▶ _Work to complete_: Retype exactly what runs from the first line of the data to the line with "from bokeh.resources import INLINE", keeping both of those lines and skipping pictures.
┌─ Given information
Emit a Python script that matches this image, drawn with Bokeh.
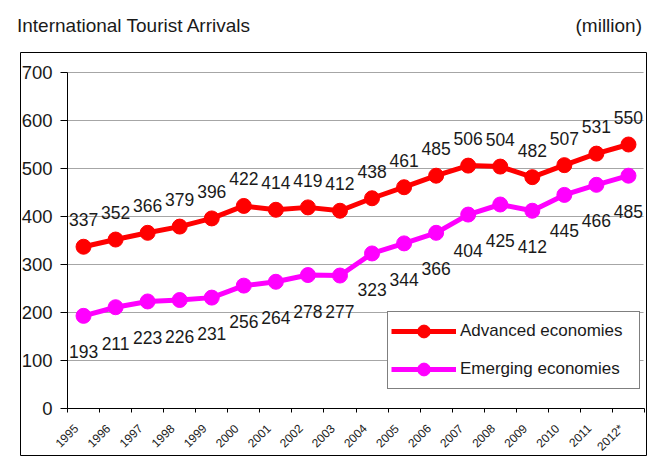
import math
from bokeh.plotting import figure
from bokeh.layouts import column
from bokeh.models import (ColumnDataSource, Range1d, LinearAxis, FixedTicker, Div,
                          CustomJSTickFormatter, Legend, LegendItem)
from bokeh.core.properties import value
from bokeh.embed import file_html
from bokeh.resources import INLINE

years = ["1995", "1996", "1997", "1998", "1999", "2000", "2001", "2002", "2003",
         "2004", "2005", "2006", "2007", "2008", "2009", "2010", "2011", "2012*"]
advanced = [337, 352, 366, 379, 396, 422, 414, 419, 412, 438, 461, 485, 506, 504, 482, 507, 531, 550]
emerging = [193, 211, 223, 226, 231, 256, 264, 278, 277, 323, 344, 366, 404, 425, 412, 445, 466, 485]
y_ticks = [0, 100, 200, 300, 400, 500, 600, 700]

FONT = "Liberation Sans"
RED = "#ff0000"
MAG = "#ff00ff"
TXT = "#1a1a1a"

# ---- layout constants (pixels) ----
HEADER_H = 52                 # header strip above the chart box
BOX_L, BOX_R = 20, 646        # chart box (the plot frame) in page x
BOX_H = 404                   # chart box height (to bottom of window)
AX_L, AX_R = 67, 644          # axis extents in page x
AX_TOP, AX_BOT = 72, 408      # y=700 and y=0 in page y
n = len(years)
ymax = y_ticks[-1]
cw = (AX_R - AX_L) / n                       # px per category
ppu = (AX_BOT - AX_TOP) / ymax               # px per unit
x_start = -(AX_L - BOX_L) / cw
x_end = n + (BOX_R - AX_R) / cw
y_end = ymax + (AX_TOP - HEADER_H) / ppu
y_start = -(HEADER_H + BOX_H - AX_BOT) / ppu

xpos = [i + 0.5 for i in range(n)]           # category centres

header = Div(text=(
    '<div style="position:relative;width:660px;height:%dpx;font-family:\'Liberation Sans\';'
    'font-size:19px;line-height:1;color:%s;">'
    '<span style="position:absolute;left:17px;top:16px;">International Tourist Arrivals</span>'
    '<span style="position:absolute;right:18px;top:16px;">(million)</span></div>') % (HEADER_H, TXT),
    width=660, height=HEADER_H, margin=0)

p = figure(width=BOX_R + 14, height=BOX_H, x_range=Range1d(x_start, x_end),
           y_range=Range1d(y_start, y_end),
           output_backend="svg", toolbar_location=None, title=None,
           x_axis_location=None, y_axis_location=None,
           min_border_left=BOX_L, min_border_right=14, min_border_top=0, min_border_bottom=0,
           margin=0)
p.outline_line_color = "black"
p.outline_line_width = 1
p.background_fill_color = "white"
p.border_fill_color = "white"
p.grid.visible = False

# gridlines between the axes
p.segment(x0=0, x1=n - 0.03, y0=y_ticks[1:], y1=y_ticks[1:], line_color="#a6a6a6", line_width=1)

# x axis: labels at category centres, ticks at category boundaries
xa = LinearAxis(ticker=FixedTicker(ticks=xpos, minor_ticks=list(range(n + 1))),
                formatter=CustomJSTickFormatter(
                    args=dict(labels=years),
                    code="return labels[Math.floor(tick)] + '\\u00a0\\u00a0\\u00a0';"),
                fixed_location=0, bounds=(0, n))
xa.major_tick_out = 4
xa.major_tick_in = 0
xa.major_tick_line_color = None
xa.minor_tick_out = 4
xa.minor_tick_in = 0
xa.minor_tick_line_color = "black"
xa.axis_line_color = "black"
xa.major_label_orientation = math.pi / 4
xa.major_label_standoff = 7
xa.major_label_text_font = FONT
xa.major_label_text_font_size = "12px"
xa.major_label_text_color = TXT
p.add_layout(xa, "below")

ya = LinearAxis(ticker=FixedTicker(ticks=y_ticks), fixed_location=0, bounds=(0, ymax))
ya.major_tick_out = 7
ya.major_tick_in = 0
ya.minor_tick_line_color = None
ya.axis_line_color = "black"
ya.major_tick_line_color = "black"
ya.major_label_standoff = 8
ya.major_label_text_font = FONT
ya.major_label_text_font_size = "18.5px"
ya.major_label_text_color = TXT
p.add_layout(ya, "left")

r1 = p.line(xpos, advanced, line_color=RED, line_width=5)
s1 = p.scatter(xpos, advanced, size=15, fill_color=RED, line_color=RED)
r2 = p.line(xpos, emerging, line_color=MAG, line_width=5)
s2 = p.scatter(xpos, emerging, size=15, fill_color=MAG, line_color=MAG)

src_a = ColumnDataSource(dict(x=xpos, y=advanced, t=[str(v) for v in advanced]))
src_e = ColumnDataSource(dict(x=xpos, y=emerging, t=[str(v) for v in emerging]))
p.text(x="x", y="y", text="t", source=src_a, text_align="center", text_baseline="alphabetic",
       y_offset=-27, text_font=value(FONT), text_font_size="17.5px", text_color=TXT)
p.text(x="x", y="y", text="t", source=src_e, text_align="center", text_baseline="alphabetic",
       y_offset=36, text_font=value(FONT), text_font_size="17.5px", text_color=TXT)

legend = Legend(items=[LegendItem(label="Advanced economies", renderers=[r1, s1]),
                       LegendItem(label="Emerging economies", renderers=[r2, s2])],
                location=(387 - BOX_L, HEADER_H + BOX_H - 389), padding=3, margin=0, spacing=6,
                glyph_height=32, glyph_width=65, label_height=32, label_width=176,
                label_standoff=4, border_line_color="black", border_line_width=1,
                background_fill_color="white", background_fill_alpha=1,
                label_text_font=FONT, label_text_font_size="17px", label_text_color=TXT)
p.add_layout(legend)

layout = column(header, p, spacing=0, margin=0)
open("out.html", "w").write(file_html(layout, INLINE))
└─
▶ _Response to this task_:
Emit a Python script that matches this image, drawn with Bokeh.
import math
from bokeh.plotting import figure
from bokeh.layouts import column
from bokeh.models import (ColumnDataSource, Range1d, LinearAxis, FixedTicker, Div,
                          CustomJSTickFormatter, Legend, LegendItem)
from bokeh.core.properties import value
from bokeh.embed import file_html
from bokeh.resources import INLINE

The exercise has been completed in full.